Refutaciones Políticas
Desde cierto romanticismo tardomoderno se ha vuelto común afirmar, con aparente profundidad, que todo lo humano se construye sobre ficciones: que los dioses fueron ficciones útiles, que las naciones son ficciones políticas, que el dinero es una ficción monetaria, que el derecho es una ficción jurídica, y que incluso la identidad personal es apenas una historia que nos contamos a nosotros mismos. Este es el núcleo de la llamada tesis ficcionista, que algunos llevan al extremo de decir que la realidad misma es una construcción narrativa. A ese desvarío, disfrazado de lucidez, conviene responder con sobriedad: la realidad no es un cuento.
La ficción es una forma legítima de producción humana, especialmente valiosa en el arte. Nadie cuestiona su capacidad para conmover, imaginar mundos posibles, o reflexionar estéticamente sobre dilemas morales. Lo que sí debe ser cuestionado, y con firmeza, es su usurpación del lugar que corresponde a la realidad y al conocimiento racional de la realidad.
Para el realismo aristotélico, el mundo existe independientemente de nuestras palabras, imágenes o relatos.
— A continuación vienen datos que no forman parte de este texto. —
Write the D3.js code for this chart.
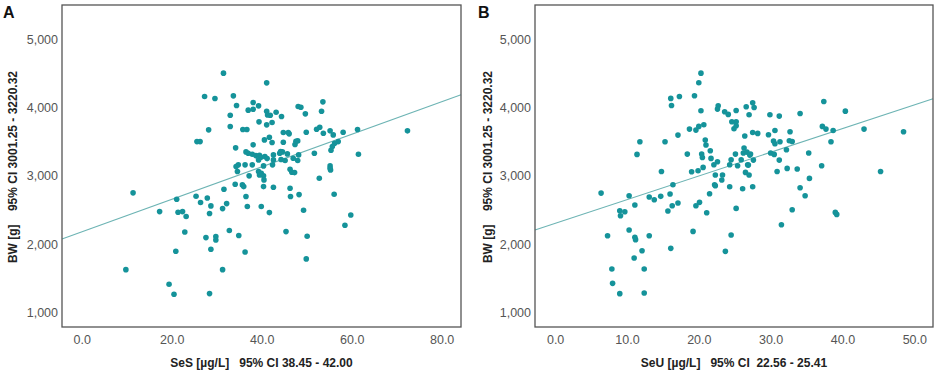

La sustancia, el movimiento, la causalidad, la potencia y el acto no dependen de la mente humana para ser. El ser humano es anterior al pensar (existimos, luego pensamos) y la inteligencia humana es la capacidad de conocer lo que es, no de inventarlo. Aristóteles no concibió al hombre como un fabulador compulsivo, sino como un animal racional, es decir, dotado de logos para aprehender lo real, no para sustituirlo por ficciones.
Reducir toda experiencia humana a “relato”, como hacen los ficcionistas contemporáneos, no solo incurre en una falacia epistemológica, sino que borra la frontera entre la verdad y la invención. Si todo es ficción, entonces nada lo es. Y si todo es narrativo, entonces ninguna narración puede ser juzgada por su correspondencia con la realidad. Este es un nihilismo encubierto de lirismo: no niega que haya verdad, solo que haya forma de distinguirla de la mentira.
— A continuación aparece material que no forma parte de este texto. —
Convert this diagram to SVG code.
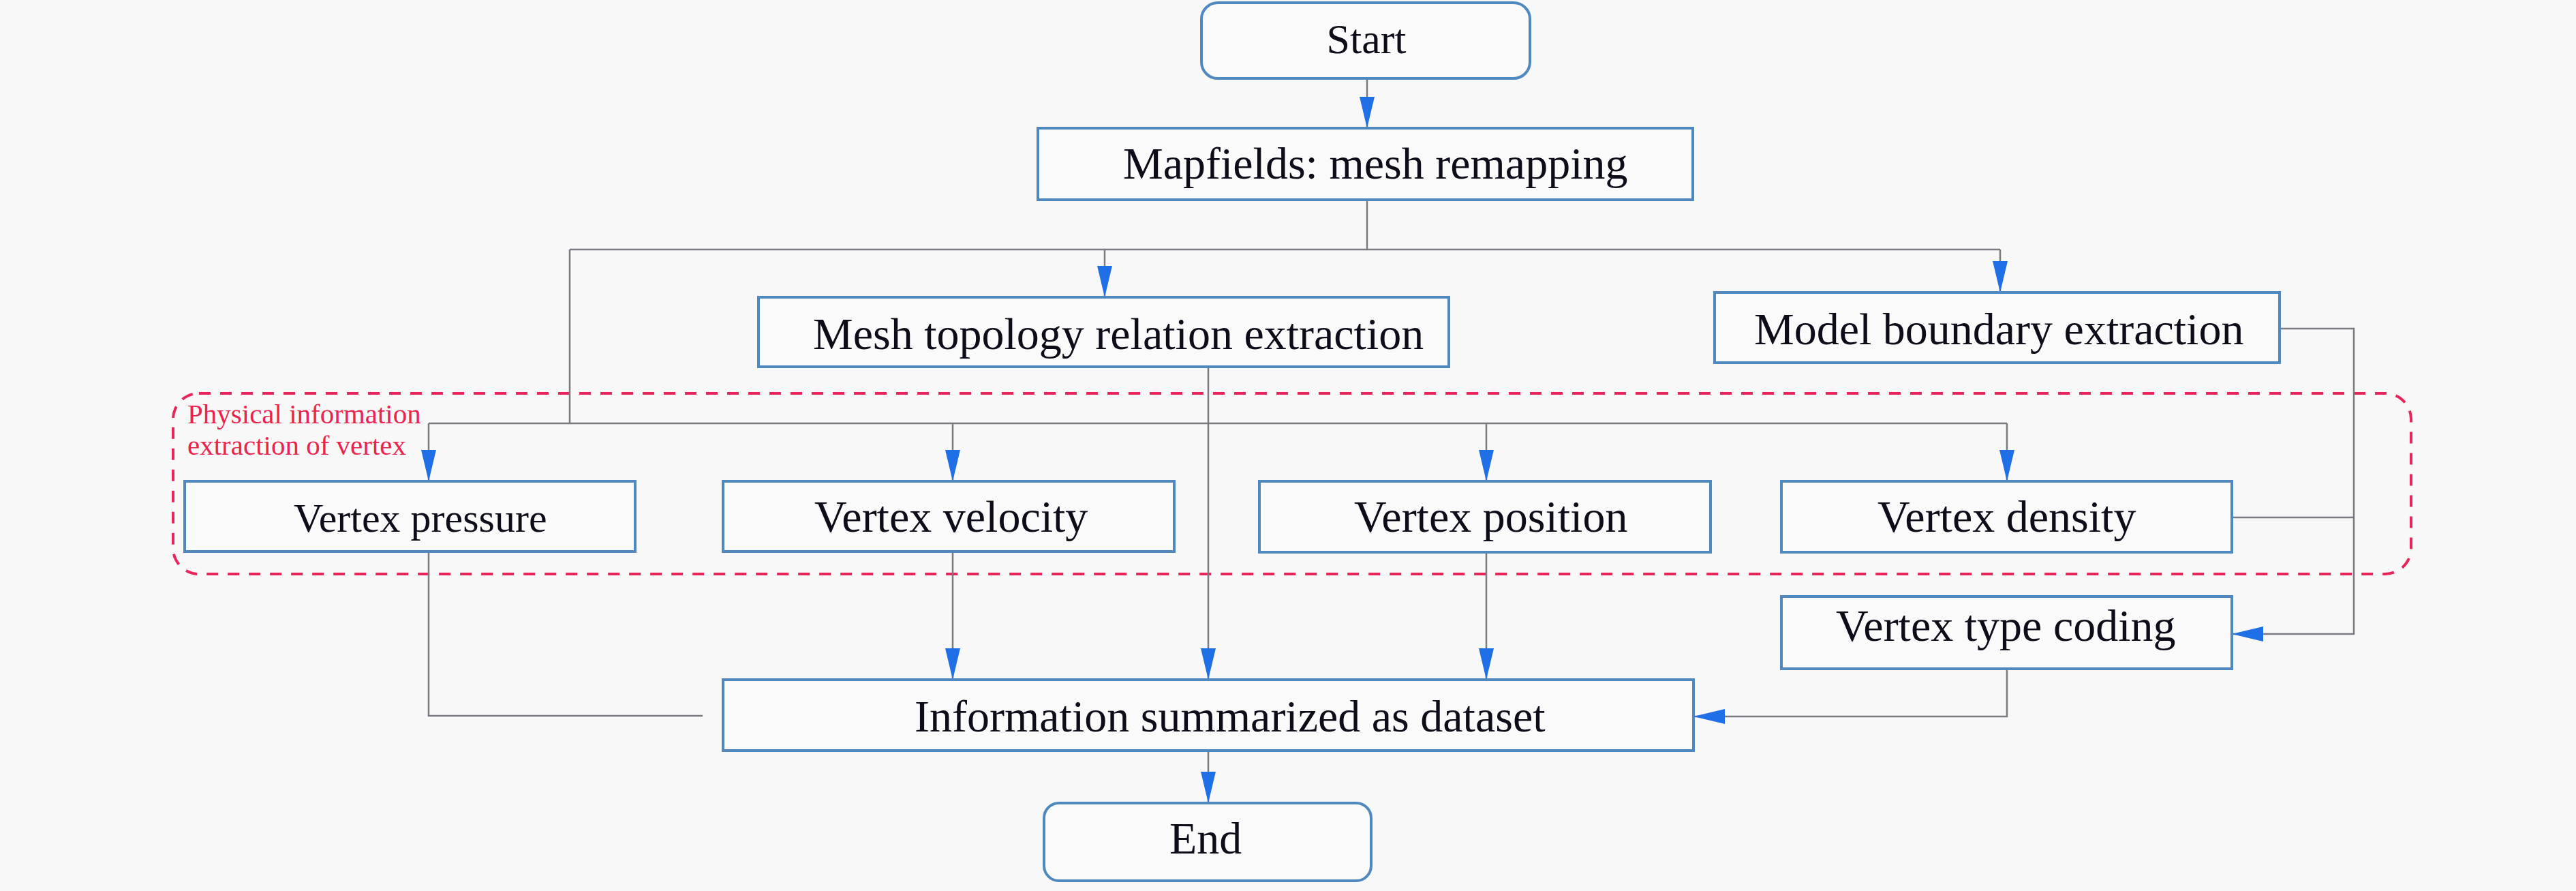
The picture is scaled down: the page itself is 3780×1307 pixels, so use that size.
<svg xmlns="http://www.w3.org/2000/svg" width="3780" height="1307" viewBox="0 0 3780 1307">
<style>
.box{fill:#fafafa;stroke:#4f89bf;stroke-width:4}
.t{font-family:"Liberation Serif","Times New Roman",serif;font-size:66px;fill:#0d0d1a}
.c{fill:none;stroke:#7a7a80;stroke-width:2.5}
.lbl{font-family:"Liberation Serif","Times New Roman",serif;font-size:41px;fill:#e8244f}
</style>
<defs>
<marker id="ah" markerUnits="userSpaceOnUse" markerWidth="46" markerHeight="22" refX="46" refY="11" orient="auto">
<path d="M0,0 L46,11 L0,22 Z" fill="#1f6fe6"/>
</marker>
</defs>
<rect width="3780" height="1307" fill="#f8f8f8"/>
<g id="group-physical">
<rect x="254" y="577" width="3284" height="265" rx="38" fill="none" stroke="#e8245a" stroke-width="4" stroke-dasharray="17,14"/>
<text class="lbl" x="275" y="621">Physical information</text>
<text class="lbl" x="275" y="667">extraction of vertex</text>
</g>
<g id="connectors">
<path class="c" d="M2006,115 V188" marker-end="url(#ah)"/>
<path class="c" d="M2006,293 V366 M836,366 H2935"/>
<path class="c" d="M1621,366 V436" marker-end="url(#ah)"/>
<path class="c" d="M2935,366 V429" marker-end="url(#ah)"/>
<path class="c" d="M836,366 V621 M629,621 H2945"/>
<path class="c" d="M629,621 V706" marker-end="url(#ah)"/>
<path class="c" d="M1398,621 V706" marker-end="url(#ah)"/>
<path class="c" d="M2181,621 V706" marker-end="url(#ah)"/>
<path class="c" d="M2945,621 V706" marker-end="url(#ah)"/>
<path class="c" d="M1773,538 V997" marker-end="url(#ah)"/>
<path class="c" d="M629,809 V1050 H1031"/>
<path class="c" d="M1398,809 V997" marker-end="url(#ah)"/>
<path class="c" d="M2181,810 V997" marker-end="url(#ah)"/>
<path class="c" d="M3345,482 H3454 V930 H3275" marker-end="url(#ah)"/>
<path class="c" d="M3275,759 H3454"/>
<path class="c" d="M2945,981 V1051 H2485" marker-end="url(#ah)"/>
<path class="c" d="M1773,1101 V1178" marker-end="url(#ah)"/>
</g>
<g id="node-start">
<rect class="box" x="1763" y="4" width="482" height="111" rx="24"/>
<text class="t" x="2005" y="78" text-anchor="middle" style="font-size:62px">Start</text>
</g>
<g id="node-mapfields">
<rect class="box" x="1523" y="188" width="961" height="105"/>
<text class="t" x="1648" y="262">Mapfields: mesh remapping</text>
</g>
<g id="node-mesh">
<rect class="box" x="1113" y="436" width="1013" height="102"/>
<text class="t" x="1193" y="512">Mesh topology relation extraction</text>
</g>
<g id="node-model">
<rect class="box" x="2516" y="429" width="829" height="103"/>
<text class="t" x="2574" y="505">Model boundary extraction</text>
</g>
<g id="node-pressure">
<rect class="box" x="271" y="706" width="661" height="103"/>
<text class="t" x="431" y="780" style="font-size:60px">Vertex pressure</text>
</g>
<g id="node-velocity">
<rect class="box" x="1061" y="706" width="662" height="103"/>
<text class="t" x="1195" y="780">Vertex velocity</text>
</g>
<g id="node-position">
<rect class="box" x="1848" y="706" width="662" height="104"/>
<text class="t" x="1987" y="780">Vertex position</text>
</g>
<g id="node-density">
<rect class="box" x="2614" y="706" width="661" height="104"/>
<text class="t" x="2755" y="780">Vertex density</text>
</g>
<g id="node-typecoding">
<rect class="box" x="2614" y="875" width="661" height="106"/>
<text class="t" x="2694" y="940">Vertex type coding</text>
</g>
<g id="node-info">
<rect class="box" x="1061" y="997" width="1424" height="104"/>
<text class="t" x="1342" y="1073">Information summarized as dataset</text>
</g>
<g id="node-end">
<rect class="box" x="1532" y="1178" width="480" height="114" rx="22"/>
<text class="t" x="1716" y="1252">End</text>
</g>
</svg>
La realidad no necesita que creamos en ella para afectarnos. Las guerras, la miseria, las catástrofes naturales, la enfermedad, el envejecimiento, la muerte, el hambre, la violencia o el dolor físico no son ficciones útiles, ni narrativas colectivas, ni construcciones culturales, son hechos que golpean al cuerpo y a la conciencia con una brutalidad que ninguna metáfora alivia. El niño que muere de desnutrición no necesita una historia que dé sentido a su hambre: necesita comida. El cuerpo que se desangra no pide una narración: pide auxilio. La materia es implacable.
Lo humano, si bien es capaz de simbolizar, imaginar, y representar lo real, no escapa por ello a su dureza. Atribuirle a la ficción un papel fundante de la experiencia no es solo una exageración filosófica: es una claudicación ante el hecho de que, frente a la tragedia, la metáfora es inútil. El sentido estético no consuela cuando la realidad duele. En este punto, el realismo aristotélico se impone con serenidad: el conocimiento debe comenzar con lo que es, no con lo que decimos que es.
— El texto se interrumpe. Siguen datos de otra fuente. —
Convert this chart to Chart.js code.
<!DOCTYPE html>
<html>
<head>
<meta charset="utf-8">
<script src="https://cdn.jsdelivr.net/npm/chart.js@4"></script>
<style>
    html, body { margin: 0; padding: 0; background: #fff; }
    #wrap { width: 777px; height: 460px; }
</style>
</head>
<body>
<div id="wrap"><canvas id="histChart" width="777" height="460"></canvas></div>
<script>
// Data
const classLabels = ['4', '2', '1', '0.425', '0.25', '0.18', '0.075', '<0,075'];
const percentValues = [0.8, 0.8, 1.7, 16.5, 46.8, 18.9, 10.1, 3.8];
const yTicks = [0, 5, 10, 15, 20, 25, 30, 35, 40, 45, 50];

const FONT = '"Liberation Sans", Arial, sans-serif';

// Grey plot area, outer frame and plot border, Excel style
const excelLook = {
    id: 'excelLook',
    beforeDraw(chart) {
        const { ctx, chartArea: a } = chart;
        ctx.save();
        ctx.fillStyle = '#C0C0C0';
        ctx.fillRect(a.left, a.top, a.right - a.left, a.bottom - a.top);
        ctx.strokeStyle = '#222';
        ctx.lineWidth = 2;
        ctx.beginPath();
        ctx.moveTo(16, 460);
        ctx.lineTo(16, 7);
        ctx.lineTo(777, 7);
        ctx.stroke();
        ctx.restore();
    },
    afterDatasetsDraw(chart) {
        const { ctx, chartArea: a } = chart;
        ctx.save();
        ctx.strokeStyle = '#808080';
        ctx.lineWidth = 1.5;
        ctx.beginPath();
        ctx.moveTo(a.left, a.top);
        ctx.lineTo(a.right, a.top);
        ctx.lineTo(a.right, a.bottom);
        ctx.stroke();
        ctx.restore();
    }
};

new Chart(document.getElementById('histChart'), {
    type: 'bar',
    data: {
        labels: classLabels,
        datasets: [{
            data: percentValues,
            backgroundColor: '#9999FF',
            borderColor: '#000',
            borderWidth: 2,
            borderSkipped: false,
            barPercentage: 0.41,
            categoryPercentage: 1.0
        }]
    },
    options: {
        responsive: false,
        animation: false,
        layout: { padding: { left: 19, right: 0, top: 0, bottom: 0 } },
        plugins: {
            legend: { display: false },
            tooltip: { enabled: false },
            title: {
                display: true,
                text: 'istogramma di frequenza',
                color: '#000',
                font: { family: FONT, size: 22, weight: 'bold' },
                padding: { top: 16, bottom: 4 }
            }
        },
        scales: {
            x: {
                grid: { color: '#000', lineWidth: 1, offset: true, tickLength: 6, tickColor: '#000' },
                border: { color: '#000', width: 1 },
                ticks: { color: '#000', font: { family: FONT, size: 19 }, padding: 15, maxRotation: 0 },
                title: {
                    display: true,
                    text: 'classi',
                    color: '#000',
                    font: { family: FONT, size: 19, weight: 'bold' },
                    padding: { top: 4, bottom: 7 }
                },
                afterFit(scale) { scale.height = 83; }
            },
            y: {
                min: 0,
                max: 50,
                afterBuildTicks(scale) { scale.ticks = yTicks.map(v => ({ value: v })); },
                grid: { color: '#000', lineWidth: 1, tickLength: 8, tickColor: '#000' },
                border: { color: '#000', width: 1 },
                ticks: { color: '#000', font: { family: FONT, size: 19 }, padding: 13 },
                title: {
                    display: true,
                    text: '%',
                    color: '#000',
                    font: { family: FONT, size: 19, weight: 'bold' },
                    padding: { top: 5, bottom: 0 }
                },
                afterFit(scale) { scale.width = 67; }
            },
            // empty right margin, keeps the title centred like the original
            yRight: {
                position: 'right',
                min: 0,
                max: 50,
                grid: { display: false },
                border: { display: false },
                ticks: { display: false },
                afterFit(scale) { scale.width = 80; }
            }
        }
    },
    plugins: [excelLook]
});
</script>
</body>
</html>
La literatura tiene su lugar: en el teatro, en la novela, en el cine, en la poesía. En esos territorios la ficción brilla, despliega sus recursos, emociona, conmueve, a veces hasta orienta. Pero pretender que la historia, la política, la economía, la religión o la ciencia son también ficciones no es un gesto liberador, sino una confusión de géneros. El poeta que imagina un mundo posible no pretende describir el mundo real: su mérito es precisamente crear lo que no es. Pero el historiador, el jurista, el médico, el físico, el gobernante no pueden permitirse ese lujo. Su tarea exige discernir hechos, no relatos.
Lo que los ficcionistas no advierten es que incluso la ficción presupone una realidad que la delimita: para imaginar dragones hace falta saber qué es un reptil, qué es el fuego, qué es volar. La mente no crea ex nihilo: transforma lo que conoce. Y lo que conoce es el ser, no la fantasía. En ese sentido, la realidad precede a la ficción, y no al revés. La ficción, en todo caso, es una derivación de lo real, no su condición de posibilidad.
El mundo no necesita que lo soñemos para existir. Y el ser humano, aunque dotado de imaginación, no vive de relatos, sino de realidades: respira oxígeno, se alimenta de materia, siente dolor físico, y está sujeto al tiempo. El mito, la novela y el arte tienen su dignidad, pero su reino es el de lo posible, no el de lo actual. La confusión entre uno y otro es el síntoma de una cultura que, habiendo perdido contacto con lo real, se refugia en su propio espejo.
Aristóteles sabía que la verdad no siempre es bella, pero sí necesaria. Y que el conocimiento no comienza en la ficción, sino en la experiencia. Volver a esa sabiduría primera es hoy, paradójicamente, un acto revolucionario.